• The request: Faithfully return all lines, omitting every embedded picture.

• Data section:

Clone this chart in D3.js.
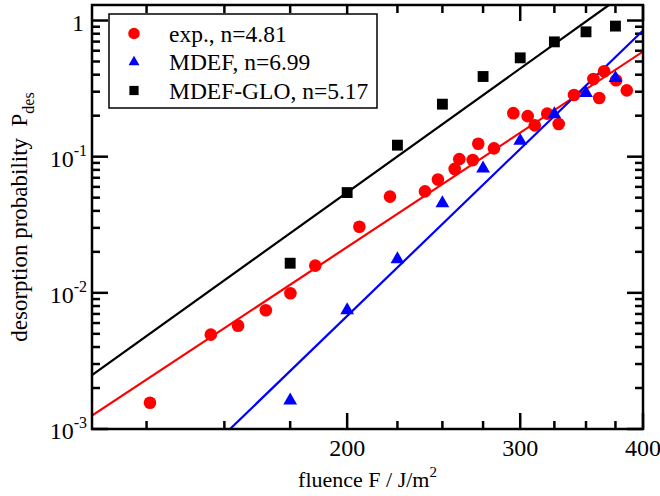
<!DOCTYPE html>
<html>
<head>
<meta charset="utf-8">
<script src="https://cdn.jsdelivr.net/npm/d3@7"></script>
<style>
  body { margin: 0; background: #fff; }
  svg { display: block; font-family: "Liberation Serif", "Times New Roman", serif; }
</style>
</head>
<body>
<svg id="chart" width="660" height="496"></svg>
<script>
'use strict';

// experimental points
let expF = [126, 145.3, 154.9, 165.3, 175.1, 185.6, 205.8, 221.1, 240, 247.4, 257.3, 260.1, 268.4,
            271.9, 282.1, 295.2, 305.3, 310.4, 319.6, 328.3, 340.3, 356.1, 361, 365.2, 375.5, 385.1],
    expP = [0.00156, 0.00493, 0.00574, 0.00745, 0.00993, 0.01585, 0.0306, 0.0509, 0.0556, 0.0679,
            0.0813, 0.0959, 0.0944, 0.1244, 0.1151, 0.2087, 0.1984, 0.1698, 0.207, 0.1736, 0.2836,
            0.3715, 0.2696, 0.4241, 0.3641, 0.307];

// MDEF
let mdefF = [175, 200, 225, 250, 275, 300, 325, 350, 375],
    mdefP = [0.00162, 0.00745, 0.01766, 0.0455, 0.0818, 0.1306, 0.2052, 0.2929, 0.3775];

// MDEF-GLO
let gloF = [175, 200, 225, 250, 275, 300, 325, 350, 375],
    gloP = [0.0165, 0.0545, 0.1215, 0.243, 0.388, 0.532, 0.697, 0.826, 0.910];

// power law fits, end points
let expFit  = [[110, 0.001253], [400, 0.5916]],
    mdefFit = [[152, 0.001], [400, 0.845]],
    gloFit  = [[110, 0.00249], [369.3, 1.3]];

let legendLabels = ["exp., n=4.81", "MDEF, n=6.99", "MDEF-GLO, n=5.17"];

let xMajor = [200, 300, 400],
    xMinor = [125, 150, 175, 225, 250, 275, 325, 350, 375],
    yMajor = [1e-3, 1e-2, 1e-1, 1],
    yMajorLabel = [["10", "-3"], ["10", "-2"], ["10", "-1"], ["1", ""]],
    yMinor = [];
[1e-3, 1e-2, 1e-1].forEach(function(d) {
  for (let k = 2; k <= 9; k++) yMinor.push(d * k);
});

let svg = d3.select("#chart"),
    plot = {left: 92, right: 643, top: 5, bottom: 429},
    x = d3.scaleLog().domain([110, 400]).range([plot.left, plot.right]),
    y = d3.scaleLog().domain([1e-3, 1.3]).range([plot.bottom, plot.top]);

svg.append("defs").append("clipPath")
    .attr("id", "clip")
  .append("rect")
    .attr("x", plot.left)
    .attr("y", plot.top)
    .attr("width", plot.right - plot.left)
    .attr("height", plot.bottom - plot.top);

// ticks on all four sides, pointing inwards
let tickG = svg.append("g")
    .attr("stroke", "#000")
    .attr("stroke-width", 2.5);

function xticks(vals, len) {
  vals.forEach(function(v) {
    tickG.append("line")
        .attr("x1", x(v)).attr("x2", x(v))
        .attr("y1", plot.bottom).attr("y2", plot.bottom - len);
    tickG.append("line")
        .attr("x1", x(v)).attr("x2", x(v))
        .attr("y1", plot.top).attr("y2", plot.top + len);
  });
}
function yticks(vals, len) {
  vals.forEach(function(v) {
    tickG.append("line")
        .attr("y1", y(v)).attr("y2", y(v))
        .attr("x1", plot.left).attr("x2", plot.left + len);
    tickG.append("line")
        .attr("y1", y(v)).attr("y2", y(v))
        .attr("x1", plot.right).attr("x2", plot.right - len);
  });
}
xticks(xMajor, 16);
xticks(xMinor, 8);
yticks(yMajor, 16);
yticks(yMinor, 8);

// fit lines
let line = d3.line()
    .x(function(d) { return x(d[0]); })
    .y(function(d) { return y(d[1]); });

let lines = svg.append("g").attr("clip-path", "url(#clip)");
[[expFit, "#ff0000"], [mdefFit, "#0000ff"], [gloFit, "#000000"]].forEach(function(d) {
  lines.append("path")
      .attr("d", line(d[0]))
      .attr("fill", "none")
      .attr("stroke", d[1])
      .attr("stroke-width", 2.2);
});

// data points
let sym = {
  circle:   d3.symbol().type(d3.symbolCircle).size(125),
  triangle: d3.symbol().type(d3.symbolTriangle).size(82),
  square:   d3.symbol().type(d3.symbolSquare).size(118)
};

function points(F, P, s, color) {
  svg.append("g").selectAll("path")
      .data(F.map(function(f, i) { return [f, P[i]]; }))
    .enter().append("path")
      .attr("d", s)
      .attr("fill", color)
      .attr("transform", function(d) { return "translate(" + x(d[0]) + "," + y(d[1]) + ")"; });
}
points(expF, expP, sym.circle(), "#ff0000");
points(mdefF, mdefP, sym.triangle(), "#0000ff");
points(gloF, gloP, sym.square(), "#000000");

// frame
svg.append("rect")
    .attr("x", plot.left)
    .attr("y", plot.top)
    .attr("width", plot.right - plot.left)
    .attr("height", plot.bottom - plot.top)
    .attr("fill", "none")
    .attr("stroke", "#000")
    .attr("stroke-width", 2.5);

// tick labels
xMajor.forEach(function(v) {
  svg.append("text")
      .attr("x", x(v))
      .attr("y", 456)
      .attr("text-anchor", "middle")
      .attr("font-size", 24)
      .text(v);
});

yMajor.forEach(function(v, i) {
  let t = svg.append("text")
      .attr("x", yMajorLabel[i][1] ? 87 : 84)
      .attr("y", y(v) + 10)
      .attr("text-anchor", "end")
      .attr("font-size", 24);
  t.append("tspan").text(yMajorLabel[i][0]);
  if (yMajorLabel[i][1])
    t.append("tspan")
        .attr("font-size", 16)
        .attr("dy", -11)
        .text(yMajorLabel[i][1]);
});

// axis titles
let xt = svg.append("text")
    .attr("x", (plot.left + plot.right) / 2)
    .attr("y", 487)
    .attr("text-anchor", "middle")
    .attr("font-size", 22);
xt.append("tspan").text("fluence F / J/m");
xt.append("tspan").attr("font-size", 15).attr("dy", -10).text("2");

let yt = svg.append("text")
    .attr("transform", "translate(27," + (plot.top + plot.bottom) / 2 + ") rotate(-90)")
    .attr("text-anchor", "middle")
    .attr("font-size", 23);
yt.append("tspan").text("desorption probability\u00a0\u00a0P");
yt.append("tspan").attr("font-size", 16).attr("dy", 7).text("des");

// legend
let lg = svg.append("g");
lg.append("rect")
    .attr("x", 109).attr("y", 14)
    .attr("width", 268).attr("height", 94)
    .attr("fill", "#fff")
    .attr("stroke", "#000")
    .attr("stroke-width", 1.5);

let legendSym = [
  [d3.symbol().type(d3.symbolCircle).size(105)(), "#ff0000"],
  [d3.symbol().type(d3.symbolTriangle).size(52)(), "#0000ff"],
  [d3.symbol().type(d3.symbolSquare).size(85)(), "#000000"]
];
legendLabels.forEach(function(d, i) {
  let cy = 33.5 + i * 28.5;
  lg.append("path")
      .attr("d", legendSym[i][0])
      .attr("fill", legendSym[i][1])
      .attr("transform", "translate(134," + cy + ")");
  lg.append("text")
      .attr("x", 169)
      .attr("y", cy + 8)
      .attr("font-size", 23.5)
      .text(d);
});
</script>
</body>
</html>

• Response:
Clone this chart in D3.js.
<!DOCTYPE html>
<html>
<head>
<meta charset="utf-8">
<script src="https://cdn.jsdelivr.net/npm/d3@7"></script>
<style>
  body { margin: 0; background: #fff; }
  svg { display: block; font-family: "Liberation Serif", "Times New Roman", serif; }
</style>
</head>
<body>
<svg id="chart" width="660" height="496"></svg>
<script>
'use strict';

// experimental points
let expF = [126, 145.3, 154.9, 165.3, 175.1, 185.6, 205.8, 221.1, 240, 247.4, 257.3, 260.1, 268.4,
            271.9, 282.1, 295.2, 305.3, 310.4, 319.6, 328.3, 340.3, 356.1, 361, 365.2, 375.5, 385.1],
    expP = [0.00156, 0.00493, 0.00574, 0.00745, 0.00993, 0.01585, 0.0306, 0.0509, 0.0556, 0.0679,
            0.0813, 0.0959, 0.0944, 0.1244, 0.1151, 0.2087, 0.1984, 0.1698, 0.207, 0.1736, 0.2836,
            0.3715, 0.2696, 0.4241, 0.3641, 0.307];

// MDEF
let mdefF = [175, 200, 225, 250, 275, 300, 325, 350, 375],
    mdefP = [0.00162, 0.00745, 0.01766, 0.0455, 0.0818, 0.1306, 0.2052, 0.2929, 0.3775];

// MDEF-GLO
let gloF = [175, 200, 225, 250, 275, 300, 325, 350, 375],
    gloP = [0.0165, 0.0545, 0.1215, 0.243, 0.388, 0.532, 0.697, 0.826, 0.910];

// power law fits, end points
let expFit  = [[110, 0.001253], [400, 0.5916]],
    mdefFit = [[152, 0.001], [400, 0.845]],
    gloFit  = [[110, 0.00249], [369.3, 1.3]];

let legendLabels = ["exp., n=4.81", "MDEF, n=6.99", "MDEF-GLO, n=5.17"];

let xMajor = [200, 300, 400],
    xMinor = [125, 150, 175, 225, 250, 275, 325, 350, 375],
    yMajor = [1e-3, 1e-2, 1e-1, 1],
    yMajorLabel = [["10", "-3"], ["10", "-2"], ["10", "-1"], ["1", ""]],
    yMinor = [];
[1e-3, 1e-2, 1e-1].forEach(function(d) {
  for (let k = 2; k <= 9; k++) yMinor.push(d * k);
});

let svg = d3.select("#chart"),
    plot = {left: 92, right: 643, top: 5, bottom: 429},
    x = d3.scaleLog().domain([110, 400]).range([plot.left, plot.right]),
    y = d3.scaleLog().domain([1e-3, 1.3]).range([plot.bottom, plot.top]);

svg.append("defs").append("clipPath")
    .attr("id", "clip")
  .append("rect")
    .attr("x", plot.left)
    .attr("y", plot.top)
    .attr("width", plot.right - plot.left)
    .attr("height", plot.bottom - plot.top);

// ticks on all four sides, pointing inwards
let tickG = svg.append("g")
    .attr("stroke", "#000")
    .attr("stroke-width", 2.5);

function xticks(vals, len) {
  vals.forEach(function(v) {
    tickG.append("line")
        .attr("x1", x(v)).attr("x2", x(v))
        .attr("y1", plot.bottom).attr("y2", plot.bottom - len);
    tickG.append("line")
        .attr("x1", x(v)).attr("x2", x(v))
        .attr("y1", plot.top).attr("y2", plot.top + len);
  });
}
function yticks(vals, len) {
  vals.forEach(function(v) {
    tickG.append("line")
        .attr("y1", y(v)).attr("y2", y(v))
        .attr("x1", plot.left).attr("x2", plot.left + len);
    tickG.append("line")
        .attr("y1", y(v)).attr("y2", y(v))
        .attr("x1", plot.right).attr("x2", plot.right - len);
  });
}
xticks(xMajor, 16);
xticks(xMinor, 8);
yticks(yMajor, 16);
yticks(yMinor, 8);

// fit lines
let line = d3.line()
    .x(function(d) { return x(d[0]); })
    .y(function(d) { return y(d[1]); });

let lines = svg.append("g").attr("clip-path", "url(#clip)");
[[expFit, "#ff0000"], [mdefFit, "#0000ff"], [gloFit, "#000000"]].forEach(function(d) {
  lines.append("path")
      .attr("d", line(d[0]))
      .attr("fill", "none")
      .attr("stroke", d[1])
      .attr("stroke-width", 2.2);
});

// data points
let sym = {
  circle:   d3.symbol().type(d3.symbolCircle).size(125),
  triangle: d3.symbol().type(d3.symbolTriangle).size(82),
  square:   d3.symbol().type(d3.symbolSquare).size(118)
};

function points(F, P, s, color) {
  svg.append("g").selectAll("path")
      .data(F.map(function(f, i) { return [f, P[i]]; }))
    .enter().append("path")
      .attr("d", s)
      .attr("fill", color)
      .attr("transform", function(d) { return "translate(" + x(d[0]) + "," + y(d[1]) + ")"; });
}
points(expF, expP, sym.circle(), "#ff0000");
points(mdefF, mdefP, sym.triangle(), "#0000ff");
points(gloF, gloP, sym.square(), "#000000");

// frame
svg.append("rect")
    .attr("x", plot.left)
    .attr("y", plot.top)
    .attr("width", plot.right - plot.left)
    .attr("height", plot.bottom - plot.top)
    .attr("fill", "none")
    .attr("stroke", "#000")
    .attr("stroke-width", 2.5);

// tick labels
xMajor.forEach(function(v) {
  svg.append("text")
      .attr("x", x(v))
      .attr("y", 456)
      .attr("text-anchor", "middle")
      .attr("font-size", 24)
      .text(v);
});

yMajor.forEach(function(v, i) {
  let t = svg.append("text")
      .attr("x", yMajorLabel[i][1] ? 87 : 84)
      .attr("y", y(v) + 10)
      .attr("text-anchor", "end")
      .attr("font-size", 24);
  t.append("tspan").text(yMajorLabel[i][0]);
  if (yMajorLabel[i][1])
    t.append("tspan")
        .attr("font-size", 16)
        .attr("dy", -11)
        .text(yMajorLabel[i][1]);
});

// axis titles
let xt = svg.append("text")
    .attr("x", (plot.left + plot.right) / 2)
    .attr("y", 487)
    .attr("text-anchor", "middle")
    .attr("font-size", 22);
xt.append("tspan").text("fluence F / J/m");
xt.append("tspan").attr("font-size", 15).attr("dy", -10).text("2");

let yt = svg.append("text")
    .attr("transform", "translate(27," + (plot.top + plot.bottom) / 2 + ") rotate(-90)")
    .attr("text-anchor", "middle")
    .attr("font-size", 23);
yt.append("tspan").text("desorption probability\u00a0\u00a0P");
yt.append("tspan").attr("font-size", 16).attr("dy", 7).text("des");

// legend
let lg = svg.append("g");
lg.append("rect")
    .attr("x", 109).attr("y", 14)
    .attr("width", 268).attr("height", 94)
    .attr("fill", "#fff")
    .attr("stroke", "#000")
    .attr("stroke-width", 1.5);

let legendSym = [
  [d3.symbol().type(d3.symbolCircle).size(105)(), "#ff0000"],
  [d3.symbol().type(d3.symbolTriangle).size(52)(), "#0000ff"],
  [d3.symbol().type(d3.symbolSquare).size(85)(), "#000000"]
];
legendLabels.forEach(function(d, i) {
  let cy = 33.5 + i * 28.5;
  lg.append("path")
      .attr("d", legendSym[i][0])
      .attr("fill", legendSym[i][1])
      .attr("transform", "translate(134," + cy + ")");
  lg.append("text")
      .attr("x", 169)
      .attr("y", cy + 8)
      .attr("font-size", 23.5)
      .text(d);
});
</script>
</body>
</html>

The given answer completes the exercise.